As national parks across the US begin to reopen after coronavirus closures, the National Park Service has issued some tongue-in-cheek advice for what to do if you encounter bears out in the wilderness.

“Please don’t run from bears or push your slower friends down in attempts of saving yourself,” the NPS’ official account posted on Facebook. “Do NOT run, but if the bear follows, stop and hold your ground. … Do NOT push down a slower friend (even if you think the friendship has run its course).”

NPS  offers tongue-in-cheek advice for dealing with bears
National Park Service issues 'advice' for dealing with grizzly bears © BGSmith/Shutterstock

The area around Yellowstone National Park has seen a record number of grizzly bear attacks this year, possibly because more people are looking to get outside for a socially distanced summer vacation. Seven incidents with grizzly bears that have resulted in injuries have been reported so far in 2020, but the average number in other years is one. 

Yellowstone National Park has said after a slow start, visitor numbers have hugely increased, even surpassing last year’s tallies for the same time frame.
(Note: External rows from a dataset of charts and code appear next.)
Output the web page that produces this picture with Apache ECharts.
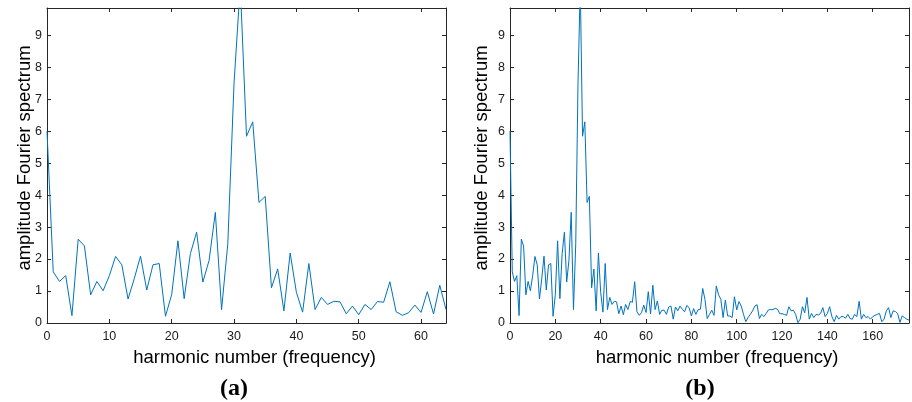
<!DOCTYPE html>
<html>
<head>
<meta charset="utf-8">
<script src="https://cdn.jsdelivr.net/npm/echarts@6/dist/echarts.min.js"></script>
<style>
html,body{margin:0;padding:0;background:#fff;}
#chart{width:912px;height:402px;}
</style>
</head>
<body>
<div id="chart"></div>
<script>
// Harmonic amplitudes, panel (a): harmonics 0..64
var spectrumA = [6.0,1.6,1.3,1.48,0.23,2.62,2.41,0.88,1.3,1.01,
  1.48,2.08,1.82,0.75,1.39,2.09,1.03,1.82,1.86,0.21,
  0.89,2.57,0.76,2.17,2.84,1.28,1.96,3.46,0.42,2.48,
  7.5,10.55,5.84,6.29,3.77,3.96,1.1,1.69,0.38,2.19,
  0.96,0.34,1.86,0.42,0.8,0.58,0.68,0.66,0.29,0.53,
  0.26,0.58,0.42,0.67,0.65,1.29,0.35,0.24,0.32,0.56,
  0.33,0.98,0.28,1.18,0.42];
// Panel (b) continues the same spectrum: harmonics 65..176
var spectrumBTail = [0.69,0.27,0.4,0.4,0.27,0.5,0.53,0.12,0.5,0.38,
  0.53,0.43,0.35,0.55,0.48,0.22,0.45,0.27,0.42,0.43,
  1.08,0.74,0.14,0.27,0.4,0.24,1.16,0.88,0.74,0.17,
  0.72,0.22,0.22,0.17,0.82,0.41,0.67,0.53,0.27,0.04,
  0.17,0.27,0.38,0.53,0.57,0.14,0.27,0.2,0.3,0.41,
  0.42,0.42,0.46,0.43,0.29,0.29,0.27,0.24,0.51,0.38,
  0.4,0.27,0.01,0.12,0.51,0.32,0.8,0.12,0.3,0.17,
  0.27,0.25,0.3,0.48,0.2,0.3,0.51,0.2,0.04,0.24,
  0.12,0.2,0.2,0.15,0.27,0.14,0.12,0.27,0.2,0.68,
  0.12,0.27,0.17,0.2,0.12,0.2,0.24,0.27,0.3,0.04,
  0.12,0.38,0.48,0.17,0.38,0.36,0.29,0.02,0.22,0.17,
  0.12,0.09];
var xTitle = 'harmonic number (frequency)';
var yTitle = 'amplitude Fourier spectrum';
var panelLabels = ['(a)', '(b)'];
var yMax = 9.85;
var xMaxA = 64, xIntA = 10;
var xMaxB = 176, xIntB = 20;

var spectrumB = spectrumA.concat(spectrumBTail);
function pairs(arr){ return arr.map(function(v,i){ return [i, v]; }); }

var axisColor = '#262626';
var tickFont = {color: '#1a1a1a', fontSize: 12.5, fontFamily: 'Liberation Sans, Arial, sans-serif'};
function xAx(gi, max, interval, top){
  return {
    type: 'value', gridIndex: gi, min: 0, max: max, interval: interval,
    position: top ? 'top' : 'bottom',
    axisLine: {show: true, onZero: false, lineStyle: {color: axisColor, width: 1}},
    axisTick: {show: true, inside: true, length: 4, lineStyle: {color: axisColor}},
    axisLabel: top ? {show: false} : Object.assign({show: true, margin: 7, showMaxLabel: false}, tickFont),
    splitLine: {show: false}
  };
}
function yAx(gi, right){
  return {
    type: 'value', gridIndex: gi, min: 0, max: yMax, interval: 1,
    position: right ? 'right' : 'left',
    axisLine: {show: true, onZero: false, lineStyle: {color: axisColor, width: 1}},
    axisTick: {show: true, inside: true, length: 4, lineStyle: {color: axisColor}},
    axisLabel: right ? {show: false} : Object.assign({show: true, margin: 5, showMaxLabel: false}, tickFont),
    splitLine: {show: false}
  };
}
var titleFont = {fontSize: 18.5, fontFamily: 'Liberation Sans, Arial, sans-serif', fill: '#000'};
function txt(x, y, s, rot, font){
  return {type: 'text', x: x, y: y, rotation: rot || 0,
    style: Object.assign({text: s, textAlign: 'center', textVerticalAlign: 'middle'}, font)};
}
var labelFont = {fontSize: 24, fontWeight: 'bold', fontFamily: 'Liberation Serif, Times New Roman, serif', fill: '#000'};

var chart = echarts.init(document.getElementById('chart'), null, {renderer: 'canvas'});
chart.setOption({
  animation: false,
  backgroundColor: '#fff',
  grid: [
    {left: 47, top: 8, width: 399, height: 315},
    {left: 510, top: 8, width: 399, height: 315}
  ],
  xAxis: [xAx(0, xMaxA, xIntA, false), xAx(0, xMaxA, xIntA, true),
          xAx(1, xMaxB, xIntB, false), xAx(1, xMaxB, xIntB, true)],
  yAxis: [yAx(0, false), yAx(0, true), yAx(1, false), yAx(1, true)],
  series: [
    {type: 'line', xAxisIndex: 0, yAxisIndex: 0, data: pairs(spectrumA), showSymbol: false, clip: true,
     lineStyle: {color: '#0072BD', width: 1}, itemStyle: {color: '#0072BD'}},
    {type: 'line', xAxisIndex: 2, yAxisIndex: 2, data: pairs(spectrumB), showSymbol: false, clip: true,
     lineStyle: {color: '#0072BD', width: 1}, itemStyle: {color: '#0072BD'}}
  ],
  graphic: [
    txt(254.5, 358, xTitle, 0, titleFont),
    txt(717, 358, xTitle, 0, titleFont),
    txt(25, 158, yTitle, Math.PI/2, titleFont),
    txt(482, 158, yTitle, Math.PI/2, titleFont),
    txt(234, 389, panelLabels[0], 0, labelFont),
    txt(700, 389, panelLabels[1], 0, labelFont)
  ]
});
</script>
</body>
</html>
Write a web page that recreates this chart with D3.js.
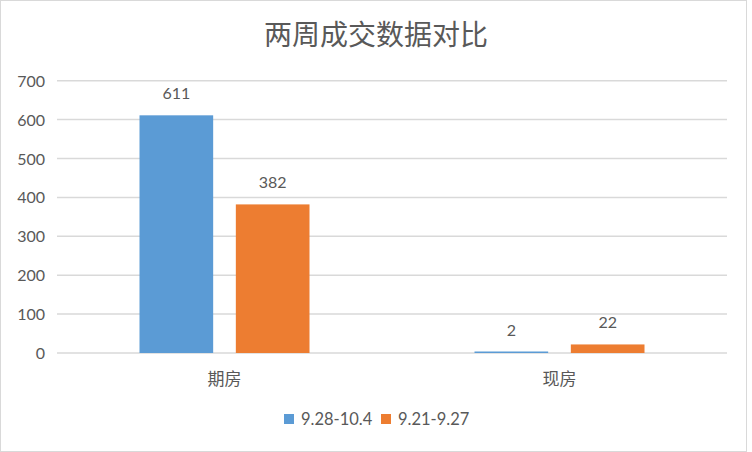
<!DOCTYPE html>
<html>
<head>
<meta charset="utf-8">
<script src="https://cdn.jsdelivr.net/npm/d3@7"></script>
<style>
  body { margin: 0; background: #fff; }
  text { font-family: "Lato", "Noto Sans CJK SC", sans-serif; fill: #595959; }
</style>
</head>
<body>
<script>
var categories = ["期房", "现房"];
var seriesNames = ["9.28-10.4", "9.21-9.27"];
var seriesColors = ["#5B9BD5", "#ED7D31"];
var recent = [611, 2];
var previous = [382, 22];
var yTicks = [0, 100, 200, 300, 400, 500, 600, 700];

var w = 752, h = 452;
var plotLeft = 57, plotRight = 727, plotTop = 80.7, plotBottom = 353;

var svg = d3.select("body").append("svg")
  .attr("width", w)
  .attr("height", h);

// chart border
svg.append("rect")
  .attr("x", 0.5).attr("y", 0.5)
  .attr("width", w - 6).attr("height", h - 1)
  .attr("fill", "#fff")
  .attr("stroke", "#d9d9d9");

svg.append("text")
  .attr("x", 376).attr("y", 45)
  .attr("text-anchor", "middle")
  .style("font-size", "28px")
  .text("两周成交数据对比");

var xScale = d3.scaleBand()
  .domain(categories)
  .range([plotLeft, plotRight]);

var xInner = d3.scaleBand()
  .domain(d3.range(seriesNames.length))
  .range([0, 170])
  .paddingInner(20 / 85);

var yScale = d3.scaleLinear()
  .domain([0, 700])
  .range([plotBottom, plotTop]);

// gridlines
svg.append("g")
  .selectAll("line")
  .data(yTicks)
  .enter().append("line")
  .attr("x1", plotLeft).attr("x2", plotRight)
  .attr("y1", function(d) { return yScale(d); })
  .attr("y2", function(d) { return yScale(d); })
  .attr("stroke", "#d9d9d9")
  .attr("stroke-width", 1.5);

// y labels
svg.append("g")
  .selectAll("text")
  .data(yTicks)
  .enter().append("text")
  .attr("x", 45)
  .attr("y", function(d) { return yScale(d) + 6; })
  .attr("text-anchor", "end")
  .style("font-size", "16px")
  .text(function(d) { return d; });

var rows = [];
categories.forEach(function(c, i) {
  rows.push({cat: c, s: 0, v: recent[i]});
  rows.push({cat: c, s: 1, v: previous[i]});
});

function barX(d) {
  return xScale(d.cat) + xScale.bandwidth() / 2 - 85 + xInner(d.s);
}
function barTop(d) {
  return Math.min(yScale(d.v), plotBottom - 1.5);
}

svg.append("g")
  .selectAll("rect")
  .data(rows)
  .enter().append("rect")
  .attr("x", barX)
  .attr("width", xInner.bandwidth())
  .attr("y", barTop)
  .attr("height", function(d) { return plotBottom - barTop(d); })
  .attr("fill", function(d) { return seriesColors[d.s]; });

svg.append("g")
  .selectAll("text")
  .data(rows)
  .enter().append("text")
  .attr("x", function(d) { return barX(d) + xInner.bandwidth() / 2; })
  .attr("y", function(d) { return barTop(d) - 16; })
  .attr("text-anchor", "middle")
  .style("font-size", "16px")
  .text(function(d) { return d.v; });

// category labels
svg.append("g")
  .selectAll("text")
  .data(categories)
  .enter().append("text")
  .attr("x", function(d) { return xScale(d) + xScale.bandwidth() / 2; })
  .attr("y", 385)
  .attr("text-anchor", "middle")
  .style("font-size", "17px")
  .text(function(d) { return d; });

// legend
var legendX = [284, 381];
var lg = svg.append("g")
  .selectAll("g")
  .data(seriesNames)
  .enter().append("g")
  .attr("transform", function(d, i) { return "translate(" + legendX[i] + ",0)"; });

lg.append("rect")
  .attr("x", 0).attr("y", 414)
  .attr("width", 10).attr("height", 10)
  .attr("fill", function(d, i) { return seriesColors[i]; });

lg.append("text")
  .attr("x", 17).attr("y", 425)
  .style("font-size", "16.5px")
  .text(function(d) { return d; });
</script>
</body>
</html>
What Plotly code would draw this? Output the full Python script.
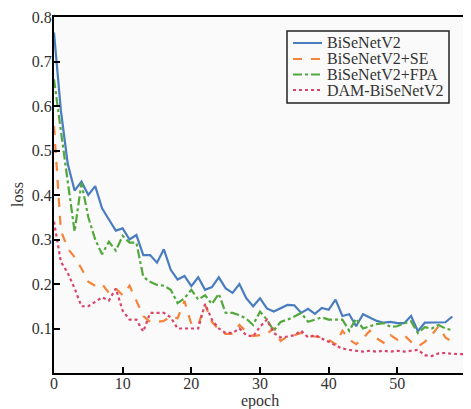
import plotly.graph_objects as go

epochs_main = list(range(0, 59))
epochs_dam = list(range(0, 61))

bisenet = [0.765, 0.59, 0.47, 0.41, 0.43, 0.40, 0.42, 0.37, 0.345, 0.32,
           0.325, 0.30, 0.31, 0.265, 0.265, 0.248, 0.278, 0.232, 0.21, 0.218,
           0.195, 0.215, 0.187, 0.193, 0.215, 0.19, 0.18, 0.20, 0.168, 0.15,
           0.168, 0.145, 0.138, 0.146, 0.153, 0.152, 0.135, 0.144, 0.133, 0.146,
           0.142, 0.165, 0.128, 0.132, 0.105, 0.132, 0.124, 0.117, 0.113, 0.115,
           0.112, 0.112, 0.128, 0.094, 0.113, 0.113, 0.114, 0.114, 0.127]

bisenet_se = [0.555, 0.32, 0.28, 0.26, 0.235, 0.205, 0.196, 0.20, 0.18, 0.19,
              0.175, 0.196, 0.162, 0.128, 0.115, 0.115, 0.117, 0.128, 0.123, 0.162,
              0.11, 0.108, 0.153, 0.115, 0.097, 0.088, 0.088, 0.108, 0.093, 0.083,
              0.085, 0.088, 0.10, 0.072, 0.082, 0.085, 0.09, 0.085, 0.082, 0.08,
              0.075, 0.065, 0.095, 0.075, 0.065, 0.078, 0.095, 0.078, 0.068, 0.085,
              0.075, 0.085, 0.07, 0.06, 0.07, 0.085, 0.105, 0.08, 0.07]

bisenet_fpa = [0.66, 0.54, 0.43, 0.318, 0.427, 0.35, 0.30, 0.267, 0.295, 0.275,
               0.308, 0.293, 0.293, 0.216, 0.205, 0.198, 0.196, 0.187, 0.157, 0.168,
               0.187, 0.165, 0.175, 0.155, 0.178, 0.135, 0.135, 0.13, 0.122, 0.108,
               0.138, 0.12, 0.095, 0.115, 0.12, 0.127, 0.135, 0.115, 0.12, 0.125,
               0.12, 0.12, 0.12, 0.095, 0.122, 0.10, 0.105, 0.11, 0.112, 0.104,
               0.105, 0.112, 0.116, 0.09, 0.103, 0.10, 0.108, 0.10, 0.096]

dam_bisenet = [0.34, 0.25, 0.225, 0.19, 0.15, 0.15, 0.16, 0.17, 0.163, 0.19,
               0.14, 0.12, 0.12, 0.093, 0.135, 0.135, 0.135, 0.125, 0.10, 0.10,
               0.10, 0.10, 0.155, 0.12, 0.10, 0.09, 0.09, 0.10, 0.085, 0.082,
               0.104, 0.12, 0.09, 0.08, 0.082, 0.085, 0.095, 0.08, 0.085, 0.078,
               0.07, 0.062, 0.055, 0.052, 0.05, 0.048, 0.05, 0.048, 0.05, 0.048,
               0.05, 0.048, 0.05, 0.052, 0.04, 0.038, 0.044, 0.045, 0.043, 0.043,
               0.042]

series_names = ["BiSeNetV2", "BiSeNetV2+SE", "BiSeNetV2+FPA", "DAM-BiSeNetV2"]
series_colors = ["#4a7cc0", "#f5843a", "#52a83c", "#d9456a"]
series_dash = ["solid", "dash", "dashdot", "dot"]
x_ticks = [0, 10, 20, 30, 40, 50, 60]
y_ticks = [0.1, 0.2, 0.3, 0.4, 0.5, 0.6, 0.7, 0.8]

font_family = "Liberation Serif, Times New Roman, serif"

# The page body has an 8px default margin; size the figure so it fills the window.
OFF = 8
W, H = 471 - OFF, 409 - OFF
ML, MR, MT, MB = 54 - OFF, 5, 17 - OFF, 36
PW, PH = W - ML - MR, H - MT - MB


def px_x(px):
    return (px - OFF - ML) / PW


def px_y(py):
    return (H - MB - (py - OFF)) / PH


fig = go.Figure()
all_x = [epochs_main, epochs_main, epochs_main, epochs_dam]
all_y = [bisenet, bisenet_se, bisenet_fpa, dam_bisenet]
for xs, ys, name, col, dash in zip(all_x, all_y, series_names, series_colors, series_dash):
    fig.add_trace(go.Scatter(x=xs, y=ys, mode="lines", name=name, showlegend=False,
                             line=dict(color=col, width=2.2, dash=dash)))

# Legend box drawn to match the compact reference legend
shapes = [dict(type="rect", xref="paper", yref="paper",
               x0=px_x(287), x1=px_x(449), y0=px_y(103), y1=px_y(31),
               line=dict(color="#222222", width=1.5), fillcolor="rgba(0,0,0,0)")]
annotations = []
row_y = [43, 59, 74.5, 90]
for i, (name, col, dash) in enumerate(zip(series_names, series_colors, series_dash)):
    shapes.append(dict(type="line", xref="paper", yref="paper",
                       x0=px_x(293), x1=px_x(322), y0=px_y(row_y[i]), y1=px_y(row_y[i]),
                       line=dict(color=col, width=2, dash=dash)))
    annotations.append(dict(xref="paper", yref="paper", x=px_x(325), y=px_y(row_y[i]),
                            xanchor="left", yanchor="middle", showarrow=False, text=name,
                            font=dict(family=font_family, size=16, color="#333333")))

# axis titles
annotations.append(dict(xref="paper", yref="paper", x=px_x(260), y=px_y(401),
                        xanchor="center", yanchor="middle", showarrow=False, text="epoch",
                        font=dict(family=font_family, size=16, color="#333333")))
annotations.append(dict(xref="paper", yref="paper", x=px_x(17), y=px_y(195),
                        xanchor="center", yanchor="middle", showarrow=False, text="loss",
                        textangle=-90,
                        font=dict(family=font_family, size=16, color="#333333")))

fig.update_layout(
    width=W, height=H,
    margin=dict(l=ML, r=MR, t=MT, b=MB),
    paper_bgcolor="white",
    plot_bgcolor="#fafafa",
    font=dict(family=font_family, size=16, color="#333333"),
    showlegend=False,
    shapes=shapes,
    annotations=annotations,
    xaxis=dict(
        range=[0, 60], tickvals=x_ticks, ticks="inside", ticklen=6, tickwidth=1.5,
        tickcolor="black", showline=True, linecolor="black", linewidth=2, mirror=True,
        showgrid=False, zeroline=False, automargin=False, ticklabelstandoff=-5,
        tickfont=dict(size=16),
    ),
    yaxis=dict(
        range=[0, 0.8], tickvals=y_ticks, ticks="inside", ticklen=6, tickwidth=1.5,
        tickcolor="black", showline=True, linecolor="black", linewidth=2, mirror=True,
        showgrid=False, zeroline=False, automargin=False, ticklabelstandoff=-3,
        tickfont=dict(size=16), tickformat=".1f",
    ),
)

fig.write_html("out.html")
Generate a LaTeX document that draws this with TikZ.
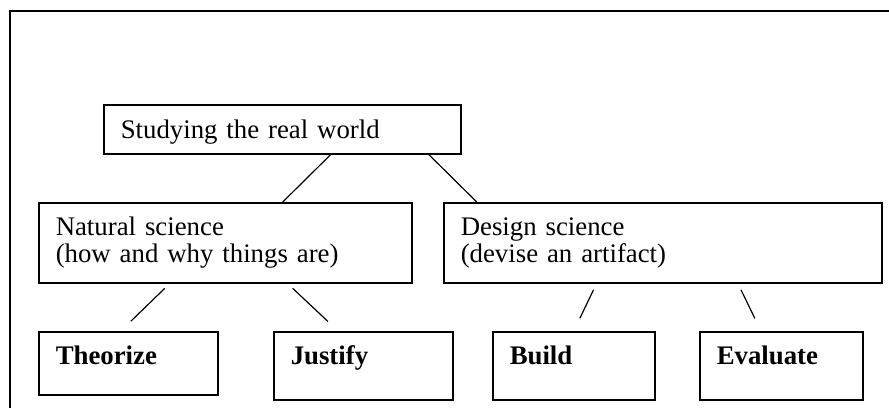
\documentclass[tikz,border=0pt]{standalone}
\usepackage{fontspec}
\setmainfont{Liberation Serif}
\usepackage{tikz}
\tikzset{
  sbox/.style = {rectangle, draw=black, line width=1.5pt, align=left,
    anchor=north west, inner xsep=17pt, inner ysep=0pt,
    font=\fontsize{26.8pt}{27pt}\selectfont},
  sbox_w/.style = {sbox, text width=323pt, text height=34pt,
    text depth=15pt},% the real world
  sbox_s/.style = {sbox, text height=33pt, text depth=47pt},% kind of science
  sbox_a/.style = {sbox, font=\fontsize{26.8pt}{27pt}\selectfont\bfseries,
    text height=33pt, text depth=35pt},% activity
  link/.style = {line width=1.2pt},
  gap/.style = {link, shorten <=7pt, shorten >=14pt}% lines not touching
}

\begin{document}
\begin{tikzpicture}[x=1pt,y=-1pt]
    \useasboundingbox (0,0) rectangle (889,408);
    \draw [line width=2pt] (9.5,408) -- (9.5,10.5) -- (889,10.5);

    \node [sbox_w] (world) at (103,104) {Studying the real world};
    \node [sbox_s, text width=339pt] (natural) at (38,202)
        {Natural science\\(how and why things are)};
    \node [sbox_s, text width=404pt] (design) at (443,202)
        {Design science\\(devise an artifact)};
    \node [sbox_a, text width=145pt, text depth=30pt] (theorize) at (38,331) {Theorize};
    \node [sbox_a, text width=145pt] (justify) at (273,331) {Justify};
    \node [sbox_a, text width=128pt] (build) at (492,331) {Build};
    \node [sbox_a, text width=129pt] (evaluate) at (699,331) {Evaluate};

    \draw [link] ([xshift=48.5pt]world.south) -- ([xshift=57.5pt]natural.north);
    \draw [link] ([xshift=146.5pt]world.south) -- ([xshift=-186pt]design.north);
    \draw [gap] ([xshift=-55.5pt]natural.south) -- ([xshift=-7.5pt]theorize.north);
    \draw [gap] ([xshift=62.3pt]natural.south) -- ([xshift=-25.2pt]justify.north);
    \draw [gap] ([xshift=-66.2pt]design.south) -- (build.north);
    \draw [gap] ([xshift=75.2pt]design.south) -- ([xshift=-20.3pt]evaluate.north);
\end{tikzpicture}
\end{document}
Some rangers are concerned about visitors bringing coronavirus with them; two staff members and three visitors have tested positive for COVID-19, and health officials have found the virus in the park’s sewage.

Even though the tone of the advice was humorous, the National Park Service’s Facebook post did contain sound strategies and its standard advice for bear encounters: “Stay calm and remember that most bears do not want to attack you; they usually just want to be left alone. Don’t we all?”

⁣⁣But hopefully, no one was harmed in the making of the post.

“P.S. We apologize to any ‘friends’ who were brought on a hike as the ‘bait’ or were sacrificed to save the group,” the NPS wrote. “You will be missed.”